Minor Eye Conditions
The new Plymouth based Minor Eye Conditions Service (MECS) provided by local optician practices went live on 1 October 2018.
This service provides urgent eye assessments for patients complaining of recent/sudden onset of specific minor eye conditions.
Based at Derriford Hospital, the service provides care closer to home, avoiding a trip to the hospital for patients who do not require emergency eye care, but need to be seen by an accredited eye care practitioner.
Please use the Minor Eye Conditions Signposting document to be directed to the most appropriate service for your condition.
For more information, such as how to book an appointment and what conditions are dealt with at the MEC please see the Minor Eye Condition Leaflet
Find out why regular eye tests (sight tests) are important and how a healthy lifestyle can help maintain good vision.
Why are regular eye tests so important?
It's easy to neglect your eyes because they often don't hurt when there's a problem.
Having an eye test won't just tell you if you need new glasses or a change of prescription – it's also an important eye health check.
It can spot many general health problems and early signs of eye conditions before you're aware of any symptoms, many of which can be treated if found early enough.
How often should I have an eye test?
Opticians recommend that most people have an eye test at least every 2 years. People over 40 and people from black or minority ethnic groups may need sight tests more often.
What should I do if I notice a change in my sight?
Visit your optician or GP if you're concerned about any aspect of your vision at any time.
Are some people more at risk from eye disease than others?
Some people are more at risk. It's especially important to have regular eye tests if you are:
- older than 60
- from a certain ethnic group: people from Afro-Caribbean communities are at greater risk of developing glaucoma and diabetes, and people from south-Asian communities are also at a greater risk of developing diabetes – diabetic retinopathy, where the retina becomes damaged, is a common complication of diabetes
- someone with a learning disability
- from a family with a history of eye disease
What about my child's sight?
Children often don't complain about their sight, but they may show signs of not being able to see properly.
Things to look out for include:
- sitting close to the TV
- holding objects very close to their face
- blinking a lot
- eye rubbing
- one eye turning in or out
If you think your child is having any sort of sight problems, take them to an optician for further investigation.
Children don't have to be able to read letters to have their eyes examined.

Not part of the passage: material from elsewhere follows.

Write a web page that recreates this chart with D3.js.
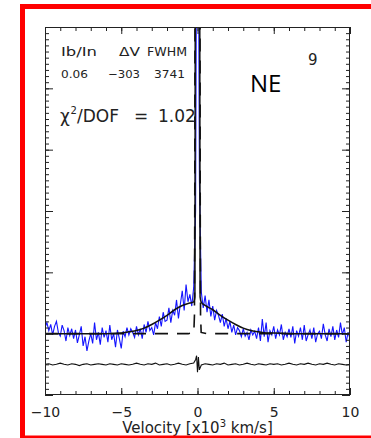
<!DOCTYPE html>
<html lang="en">
<head>
<meta charset="utf-8" />
<title>NE spectrum fit</title>
<script src="https://d3js.org/d3.v7.min.js"></script>
<style>
  html, body { margin: 0; padding: 0; background: #fff; overflow: hidden; }
  svg { display: block; }
</style>
</head>
<body>
<svg id="spectrum" width="371" height="438"></svg>
<script>
// observed spectrum: velocity channels (x10^3 km/s) and flux
const velocity = [
  -10, -9.875, -9.75, -9.625, -9.5, -9.375, -9.25, -9.125,
  -9, -8.875, -8.75, -8.625, -8.5, -8.375, -8.25, -8.125,
  -8, -7.875, -7.75, -7.625, -7.5, -7.375, -7.25, -7.125,
  -7, -6.875, -6.75, -6.625, -6.5, -6.375, -6.25, -6.125,
  -6, -5.875, -5.75, -5.625, -5.5, -5.375, -5.25, -5.125,
  -5, -4.875, -4.75, -4.625, -4.5, -4.375, -4.25, -4.125,
  -4, -3.875, -3.75, -3.625, -3.5, -3.375, -3.25, -3.125,
  -3, -2.875, -2.75, -2.625, -2.5, -2.375, -2.25, -2.125,
  -2, -1.875, -1.75, -1.625, -1.5, -1.375, -1.25, -1.125,
  -1, -0.875, -0.75, -0.625, -0.5, -0.375, -0.25, -0.125,
  0, 0.125, 0.25, 0.375, 0.5, 0.625, 0.75, 0.875,
  1, 1.125, 1.25, 1.375, 1.5, 1.625, 1.75, 1.875,
  2, 2.125, 2.25, 2.375, 2.5, 2.625, 2.75, 2.875,
  3, 3.125, 3.25, 3.375, 3.5, 3.625, 3.75, 3.875,
  4, 4.125, 4.25, 4.375, 4.5, 4.625, 4.75, 4.875,
  5, 5.125, 5.25, 5.375, 5.5, 5.625, 5.75, 5.875,
  6, 6.125, 6.25, 6.375, 6.5, 6.625, 6.75, 6.875,
  7, 7.125, 7.25, 7.375, 7.5, 7.625, 7.75, 7.875,
  8, 8.125, 8.25, 8.375, 8.5, 8.625, 8.75, 8.875,
  9, 9.125, 9.25, 9.375, 9.5, 9.625, 9.75, 9.875, 10
];
const flux = [
  1.10, 1.18, 1.05, 1.15, 0.98, 1.12, 1.20, 1.02,
  0.96, 1.14, 1.05, 0.88, 1.10, 0.97, 1.08, 0.92,
  1.06, 0.85, 0.98, 1.12, 0.80, 0.95, 0.72, 0.88,
  1.00, 0.84, 1.18, 0.90, 1.02, 0.82, 1.10, 0.94,
  1.05, 0.86, 1.14, 0.90, 1.00, 0.78, 1.06, 0.92,
  0.76, 1.04, 0.95, 1.10, 0.98, 1.08, 1.02, 0.94,
  1.12, 0.98, 1.08, 0.92, 1.15, 1.02, 1.20, 1.05,
  1.10, 0.98, 1.18, 1.08, 1.28, 1.12, 1.35, 1.20,
  1.22, 1.42, 1.18, 1.38, 1.30, 1.55, 1.25, 1.48,
  1.70, 1.38, 1.80, 1.52, 1.64, 1.45, 1.75, 3.00,
  12.0, 3.50, 1.68, 1.42, 1.62, 1.35, 1.55, 1.28,
  1.45, 1.22, 1.38, 1.30, 1.18, 1.32, 1.12, 1.25,
  1.08, 1.20, 1.02, 1.14, 0.98, 1.10, 1.05, 0.95,
  1.08, 0.96, 1.02, 0.90, 1.06, 0.98, 1.04, 0.92,
  1.10, 0.88, 1.24, 0.95, 1.18, 0.86, 1.05, 0.98,
  1.12, 0.92, 1.06, 0.98, 1.15, 0.90, 1.02, 0.95,
  1.08, 0.94, 1.12, 0.84, 1.05, 0.96, 1.10, 0.90,
  1.14, 0.88, 0.98, 1.06, 0.92, 1.10, 0.86, 1.00,
  1.04, 0.92, 1.16, 0.98, 0.88, 1.08, 0.95, 1.12,
  0.90, 1.06, 0.94, 1.18, 0.98, 1.10, 0.86, 1.02, 0.92
];

// total fit (continuum + broad + narrow), solid
const fitVelocity = [-10, -6, -5, -4.5, -4, -3.5, -3, -2.5, -2, -1.5, -1, -0.5, -0.25,
  -0.17, -0.15, -0.12, -0.06, 0, 0.06, 0.12, 0.15, 0.17,
  0.25, 0.5, 1, 1.5, 2, 2.5, 3, 3.5, 4, 4.5, 5, 6, 10];
const fitTotal = [1.00, 1.00, 1.01, 1.03, 1.05, 1.09, 1.15, 1.22, 1.30, 1.39, 1.46, 1.50, 1.52,
  1.60, 6.0, 14, 26, 32, 26, 14, 6.0, 1.60,
  1.51, 1.46, 1.39, 1.30, 1.22, 1.15, 1.09, 1.05, 1.03, 1.01, 1.01, 1.00, 1.00];

// narrow component on top of continuum, dashed
const narrowVelocity = [-10, -0.6, -0.24, -0.2, -0.18, -0.16, -0.1, 0, 0.1, 0.16, 0.18, 0.2, 0.24, 0.6, 10];
const narrowComp = [1.00, 1.00, 1.02, 1.30, 3.0, 7.0, 19, 30, 19, 7.0, 3.0, 1.30, 1.02, 1.00, 1.00];

// residuals, offset to 0.5
const residVelocity = [
  -10, -9.75, -9.5, -9.25, -9, -8.75, -8.5, -8.25, -8, -7.75, -7.5, -7.25, -7, -6.75, -6.5, -6.25, -6, -5.75, -5.5, -5.25, -5,
  -4.75, -4.5, -4.25, -4, -3.75, -3.5, -3.25, -3, -2.75, -2.5, -2.25, -2, -1.75, -1.5, -1.25, -1, -0.75, -0.5, -0.25,
  -0.12, -0.06, 0, 0.06, 0.12,
  0.25, 0.5, 0.75, 1, 1.25, 1.5, 1.75, 2, 2.25, 2.5, 2.75, 3, 3.25, 3.5, 3.75, 4, 4.25, 4.5, 4.75, 5,
  5.25, 5.5, 5.75, 6, 6.25, 6.5, 6.75, 7, 7.25, 7.5, 7.75, 8, 8.25, 8.5, 8.75, 9, 9.25, 9.5, 9.75, 10
];
const residual = [
  0.50, 0.51, 0.49, 0.50, 0.52, 0.50, 0.49, 0.51, 0.50, 0.48, 0.50, 0.51, 0.49, 0.50, 0.51, 0.50, 0.49, 0.51, 0.50, 0.49, 0.51,
  0.50, 0.49, 0.50, 0.52, 0.50, 0.49, 0.51, 0.50, 0.52, 0.49, 0.50, 0.51, 0.49, 0.50, 0.52, 0.50, 0.49, 0.51, 0.52,
  0.58, 0.64, 0.37, 0.62, 0.41,
  0.49, 0.51, 0.50, 0.49, 0.51, 0.50, 0.52, 0.49, 0.50, 0.51, 0.49, 0.50, 0.52, 0.50, 0.49, 0.51, 0.50, 0.49, 0.51, 0.50,
  0.51, 0.49, 0.50, 0.52, 0.50, 0.49, 0.51, 0.50, 0.52, 0.50, 0.49, 0.51, 0.50, 0.52, 0.50, 0.49, 0.51, 0.50, 0.49, 0.50
];

// ticks and annotation text
const xMajorTicks = [-10, -5, 0, 5, 10];
const yMajorTicks = [0, 1, 2, 3, 4, 5];
const paramNames = ["Ib/In", "ΔV", "FWHM"];
const paramValues = ["0.06", "−303", "3741"];
const chi2Value = "1.02";
const regionLabel = "NE";
const panelLabel = "9";

const svg = d3.select("#spectrum");
const frame = { left: 45, right: 350, top: 27, bottom: 395 };

const xScale = d3.scaleLinear().domain([-10, 10]).range([frame.left, frame.right]);
const yScale = d3.scaleLinear().domain([0, 6]).range([frame.bottom, frame.top]);

// white page behind everything
svg.append("rect")
  .attr("width", 371).attr("height", 438)
  .attr("fill", "#fff");

svg.append("clipPath").attr("id", "plot-clip")
  .append("rect")
  .attr("x", frame.left).attr("y", frame.top)
  .attr("width", frame.right - frame.left)
  .attr("height", frame.bottom - frame.top);

const plot = svg.append("g").attr("clip-path", "url(#plot-clip)");

const line = (xs, ys, curve) => d3.line()
  .x((d, i) => xScale(xs[i]))
  .y(d => yScale(d))
  .curve(curve)(ys);

// observed spectrum
plot.append("path")
  .attr("d", line(velocity, flux, d3.curveLinear))
  .attr("fill", "none")
  .attr("stroke", "#1414ff")
  .attr("stroke-width", 1.1);

// narrow component + continuum (dashed)
plot.append("path")
  .attr("d", line(narrowVelocity, narrowComp, d3.curveLinear))
  .attr("fill", "none")
  .attr("stroke", "#111")
  .attr("stroke-width", 1.6)
  .attr("stroke-dasharray", "13,9");

// total fit
plot.append("path")
  .attr("d", line(fitVelocity, fitTotal, d3.curveMonotoneX))
  .attr("fill", "none")
  .attr("stroke", "#111")
  .attr("stroke-width", 1.5);

// residuals
plot.append("path")
  .attr("d", line(residVelocity, residual, d3.curveLinear))
  .attr("fill", "none")
  .attr("stroke", "#111")
  .attr("stroke-width", 1.1);

// axes: ticks point inward on all four sides
const tickStyle = g => {
  g.select(".domain").remove();
  g.selectAll("line").attr("stroke", "#222");
};
const xMinor = d3.range(-10, 10.5, 1);
const yMinor = d3.range(0, 6, 0.1);

svg.append("g")
  .attr("transform", `translate(0, ${frame.bottom})`)
  .call(d3.axisBottom(xScale).tickValues(xMinor).tickSize(-4).tickFormat(""))
  .call(tickStyle);
const xAxis = svg.append("g")
  .attr("transform", `translate(0, ${frame.bottom})`)
  .call(d3.axisBottom(xScale).tickValues(xMajorTicks).tickSize(-7).tickPadding(12).tickFormat(d3.format("d")))
  .call(tickStyle);
xAxis.selectAll("text")
  .attr("fill", "#222")
  .style("font-family", "DejaVu Sans")
  .style("font-size", "14px");

svg.append("g")
  .attr("transform", `translate(0, ${frame.top})`)
  .call(d3.axisTop(xScale).tickValues(xMinor).tickSize(-4).tickFormat(""))
  .call(tickStyle);
svg.append("g")
  .attr("transform", `translate(0, ${frame.top})`)
  .call(d3.axisTop(xScale).tickValues(xMajorTicks).tickSize(-7).tickFormat(""))
  .call(tickStyle);

svg.append("g")
  .attr("transform", `translate(${frame.left}, 0)`)
  .call(d3.axisLeft(yScale).tickValues(yMinor).tickSize(-4).tickFormat(""))
  .call(tickStyle);
svg.append("g")
  .attr("transform", `translate(${frame.left}, 0)`)
  .call(d3.axisLeft(yScale).tickValues(yMajorTicks).tickSize(-8).tickFormat(""))
  .call(tickStyle);
svg.append("g")
  .attr("transform", `translate(${frame.right}, 0)`)
  .call(d3.axisRight(yScale).tickValues(yMinor).tickSize(-4).tickFormat(""))
  .call(tickStyle);
svg.append("g")
  .attr("transform", `translate(${frame.right}, 0)`)
  .call(d3.axisRight(yScale).tickValues(yMajorTicks).tickSize(-8).tickFormat(""))
  .call(tickStyle);

// plot frame
svg.append("rect")
  .attr("x", frame.left + 0.5).attr("y", frame.top + 0.5)
  .attr("width", frame.right - frame.left - 1)
  .attr("height", frame.bottom - frame.top - 1)
  .attr("fill", "none")
  .attr("stroke", "#222");

// x axis title
const xTitle = svg.append("text")
  .attr("x", xScale(0))
  .attr("y", 433)
  .attr("text-anchor", "middle")
  .attr("fill", "#222")
  .style("font-family", "DejaVu Sans")
  .style("font-size", "15px");
xTitle.append("tspan").text("Velocity [x10");
xTitle.append("tspan").attr("dy", -6).style("font-size", "10px").text("3");
xTitle.append("tspan").attr("dy", 6).text(" km/s]");

// fit parameters
const note = svg.append("g")
  .attr("fill", "#222")
  .style("font-family", "DejaVu Sans");

const nameX = [61, 119, 147], nameW = [36, 21, 40];
const valueX = [61, 108, 154], valueW = [27, 32, 31];
paramNames.forEach((t, i) => {
  note.append("text")
    .attr("x", nameX[i]).attr("y", 56)
    .attr("textLength", nameW[i])
    .attr("lengthAdjust", "spacingAndGlyphs")
    .style("font-size", "12px")
    .text(t);
  note.append("text")
    .attr("x", valueX[i]).attr("y", 78)
    .attr("textLength", valueW[i])
    .attr("lengthAdjust", "spacingAndGlyphs")
    .style("font-size", "11px")
    .text(paramValues[i]);
});

const chi = note.append("text").attr("y", 122).style("font-size", "17px");
chi.append("tspan").attr("x", 60).text("χ");
chi.append("tspan").attr("x", 70.5).attr("dy", -8).style("font-size", "10px").text("2");
chi.append("tspan").attr("x", 77).attr("dy", 8).text("/DOF");
chi.append("tspan").attr("x", 134).text("=");
chi.append("tspan").attr("x", 158).text(chi2Value);

svg.append("text")
  .attr("x", 250).attr("y", 92)
  .style("font-family", "Open Sans")
  .style("font-size", "24px")
  .attr("fill", "#000")
  .text(regionLabel);

svg.append("text")
  .attr("x", 308).attr("y", 65)
  .style("font-family", "DejaVu Sans")
  .style("font-size", "15px")
  .attr("fill", "#222")
  .text(panelLabel);

// red outline around the panel
svg.append("rect")
  .attr("x", 22.5).attr("y", 6.5)
  .attr("width", 420).attr("height", 431.5)
  .attr("fill", "none")
  .attr("stroke", "#ff0000")
  .attr("stroke-width", 5);
</script>
</body>
</html>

Like adults, children should have regular eye checks at least every 2 years.
What else can I do to look after my eyes?
Give up smoking
Drink within the recommended limits
Heavy alcohol consumption may increase the risk of developing early age-related macular degeneration.
To keep health risks from alcohol to a low level:
- men and women are advised not to drink more than 14 units a week on a regular basis
- spread your drinking over 3 or more days if you regularly drink as much as 14 units a week
- if you want to cut down, try to have several drink-free days each week
Keep tabs on your drinking with the Drinkaware alcohol tracker.
Protect your eyes from the sun
Getting out in the sun is important for your general health, but you have to be sure to protect yourself.
Never look at the sun directly, even when something exciting such as an eclipse is happening. Doing so can cause irreversible damage to your eyesight and even lead to blindness. Several studies also suggest sunlight exposure is a risk factor for cataracts.
Wearing a wide-brimmed hat or sunglasses can help protect your eyes from UV rays. The College of Optometrists recommends buying good-quality dark sunglasses – these needn't be expensive.
Look for glasses carrying the CE mark or the British Standard BS EN ISO 12312-1:2013, which ensures they offer a safe level of ultraviolet protection.